# Goal
Leave out the pictures and copy every record exactly.

Code that draws figures
--- Begin ---

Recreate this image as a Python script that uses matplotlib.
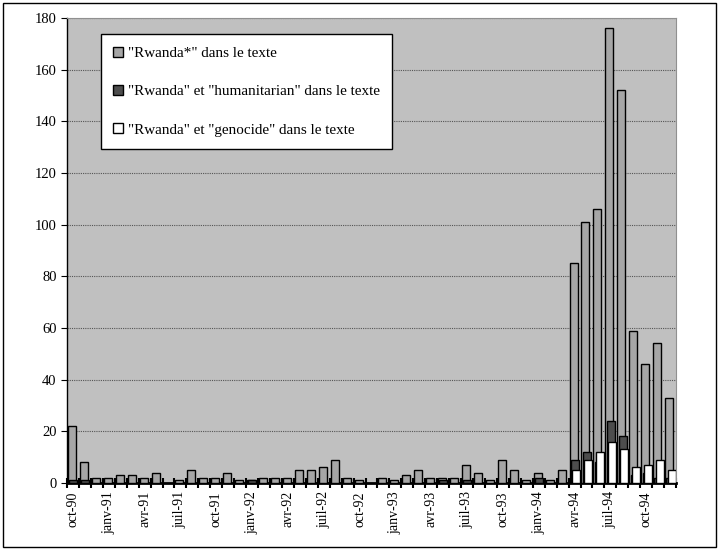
import numpy as np
import matplotlib
matplotlib.use('Agg')
import matplotlib.pyplot as plt
from matplotlib.patches import Rectangle

plt.rcParams['font.family'] = ['Liberation Serif', 'DejaVu Serif']

# Nombre d'articles par mois, oct-90 -> déc-94
rwanda = [22, 8, 2, 2, 3, 3, 2, 4, 0, 1, 5, 2, 2, 4, 1, 1, 2, 2, 2, 5, 5, 6, 9, 2, 1, 0, 2,
          1, 3, 5, 2, 2, 2, 7, 4, 1, 9, 5, 1, 4, 1, 5,
          85, 101, 106, 176, 152, 59, 46, 54, 33]
humanitarian = [1, 1, 0, 0, 0, 0, 0, 0, 0, 0, 0, 0, 0, 0, 0, 1, 0, 0, 0, 0, 0, 0, 0, 0, 0, 0, 0,
                0, 0, 0, 0, 1, 0, 1, 0, 0, 0, 0, 0, 2, 0, 0,
                9, 12, 8, 24, 18, 3, 4, 2, 2]
genocide = [0] * 42 + [5, 9, 12, 16, 13, 6, 7, 9, 5]

tick_labels = ['oct-90', 'janv-91', 'avr-91', 'juil-91', 'oct-91', 'janv-92', 'avr-92',
               'juil-92', 'oct-92', 'janv-93', 'avr-93', 'juil-93', 'oct-93', 'janv-94',
               'avr-94', 'juil-94', 'oct-94']

series = [
    (rwanda, '"Rwanda*" dans le texte', '#a6a6a6', 0.08),
    (humanitarian, '"Rwanda" et "humanitarian" dans le texte', '#4d4d4d', 0.19),
    (genocide, '"Rwanda" et "genocide" dans le texte', '#ffffff', 0.30),
]

fig = plt.figure(figsize=(7.2, 5.5), dpi=100)
ax = fig.add_axes([0.093, 0.122, 0.846, 0.845])
ax.set_facecolor('#c0c0c0')

n = len(rwanda)
x = np.arange(n)
for k, (vals, label, color, off) in enumerate(series):
    v = np.array(vals, dtype=float)
    m = v > 0
    ax.bar(x[m] + off, v[m], width=0.67, align='edge', color=color,
           edgecolor='black', linewidth=1.0, zorder=3 + k, label=label)

ax.set_xlim(0, n)
ax.set_ylim(0, 180)
ax.set_yticks(np.arange(0, 181, 20))
ax.yaxis.grid(True, color='#555555', linestyle=(0, (1, 1)), linewidth=0.8, zorder=1)
ax.set_axisbelow(True)

# graduations à chaque mois, étiquettes tous les 3 mois
ax.set_xticks(np.arange(0, n + 1), minor=True)
ax.set_xticks(np.arange(0, n, 3) + 0.5)
ax.set_xticklabels(tick_labels, rotation=90, fontsize=10)
ax.tick_params(axis='x', which='major', length=0, pad=6)
ax.tick_params(axis='x', which='minor', direction='inout', length=7, width=1.5)
ax.tick_params(axis='y', which='major', direction='out', length=4, labelsize=10.5)

for side in ['top', 'right']:
    ax.spines[side].set_color('#909090')
    ax.spines[side].set_linewidth(0.8)
ax.spines['bottom'].set_linewidth(2)
ax.spines['left'].set_linewidth(1)

leg = ax.legend(loc='upper left', bbox_to_anchor=(0.056, 0.965), fontsize=10.9,
                frameon=True, fancybox=False, edgecolor='black', framealpha=1,
                handlelength=0.65, handleheight=0.65, handletextpad=0.35,
                labelspacing=1.65, borderpad=0.8, borderaxespad=0)
leg.get_frame().set_linewidth(1)
leg.set_zorder(10)

fig.patches.append(Rectangle((0.004, 0.005), 0.991, 0.99, transform=fig.transFigure,
                             fill=False, edgecolor='black', linewidth=1))

fig.savefig('out.png', dpi=100)
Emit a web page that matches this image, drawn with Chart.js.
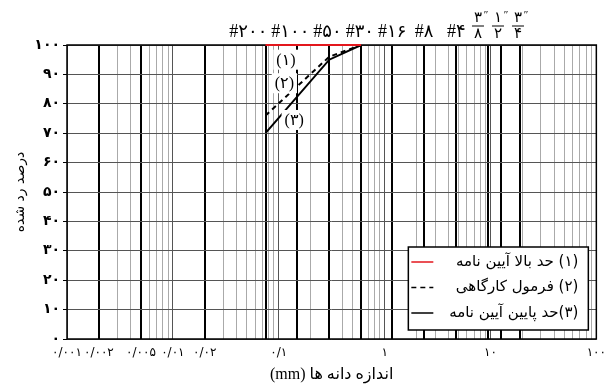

--- End ---

# Task result
Recreate this image as a Python script that uses matplotlib.
import numpy as np
import matplotlib
matplotlib.use('Agg')
import matplotlib.pyplot as plt
from matplotlib.patches import Rectangle

plt.rcParams['font.family'] = ['Liberation Serif', 'DejaVu Serif']

# Nombre d'articles par mois, oct-90 -> déc-94
rwanda = [22, 8, 2, 2, 3, 3, 2, 4, 0, 1, 5, 2, 2, 4, 1, 1, 2, 2, 2, 5, 5, 6, 9, 2, 1, 0, 2,
          1, 3, 5, 2, 2, 2, 7, 4, 1, 9, 5, 1, 4, 1, 5,
          85, 101, 106, 176, 152, 59, 46, 54, 33]
humanitarian = [1, 1, 0, 0, 0, 0, 0, 0, 0, 0, 0, 0, 0, 0, 0, 1, 0, 0, 0, 0, 0, 0, 0, 0, 0, 0, 0,
                0, 0, 0, 0, 1, 0, 1, 0, 0, 0, 0, 0, 2, 0, 0,
                9, 12, 8, 24, 18, 3, 4, 2, 2]
genocide = [0] * 42 + [5, 9, 12, 16, 13, 6, 7, 9, 5]

tick_labels = ['oct-90', 'janv-91', 'avr-91', 'juil-91', 'oct-91', 'janv-92', 'avr-92',
               'juil-92', 'oct-92', 'janv-93', 'avr-93', 'juil-93', 'oct-93', 'janv-94',
               'avr-94', 'juil-94', 'oct-94']

series = [
    (rwanda, '"Rwanda*" dans le texte', '#a6a6a6', 0.08),
    (humanitarian, '"Rwanda" et "humanitarian" dans le texte', '#4d4d4d', 0.19),
    (genocide, '"Rwanda" et "genocide" dans le texte', '#ffffff', 0.30),
]

fig = plt.figure(figsize=(7.2, 5.5), dpi=100)
ax = fig.add_axes([0.093, 0.122, 0.846, 0.845])
ax.set_facecolor('#c0c0c0')

n = len(rwanda)
x = np.arange(n)
for k, (vals, label, color, off) in enumerate(series):
    v = np.array(vals, dtype=float)
    m = v > 0
    ax.bar(x[m] + off, v[m], width=0.67, align='edge', color=color,
           edgecolor='black', linewidth=1.0, zorder=3 + k, label=label)

ax.set_xlim(0, n)
ax.set_ylim(0, 180)
ax.set_yticks(np.arange(0, 181, 20))
ax.yaxis.grid(True, color='#555555', linestyle=(0, (1, 1)), linewidth=0.8, zorder=1)
ax.set_axisbelow(True)

# graduations à chaque mois, étiquettes tous les 3 mois
ax.set_xticks(np.arange(0, n + 1), minor=True)
ax.set_xticks(np.arange(0, n, 3) + 0.5)
ax.set_xticklabels(tick_labels, rotation=90, fontsize=10)
ax.tick_params(axis='x', which='major', length=0, pad=6)
ax.tick_params(axis='x', which='minor', direction='inout', length=7, width=1.5)
ax.tick_params(axis='y', which='major', direction='out', length=4, labelsize=10.5)

for side in ['top', 'right']:
    ax.spines[side].set_color('#909090')
    ax.spines[side].set_linewidth(0.8)
ax.spines['bottom'].set_linewidth(2)
ax.spines['left'].set_linewidth(1)

leg = ax.legend(loc='upper left', bbox_to_anchor=(0.056, 0.965), fontsize=10.9,
                frameon=True, fancybox=False, edgecolor='black', framealpha=1,
                handlelength=0.65, handleheight=0.65, handletextpad=0.35,
                labelspacing=1.65, borderpad=0.8, borderaxespad=0)
leg.get_frame().set_linewidth(1)
leg.set_zorder(10)

fig.patches.append(Rectangle((0.004, 0.005), 0.991, 0.99, transform=fig.transFigure,
                             fill=False, edgecolor='black', linewidth=1))

fig.savefig('out.png', dpi=100)
Emit a web page that matches this image, drawn with Chart.js.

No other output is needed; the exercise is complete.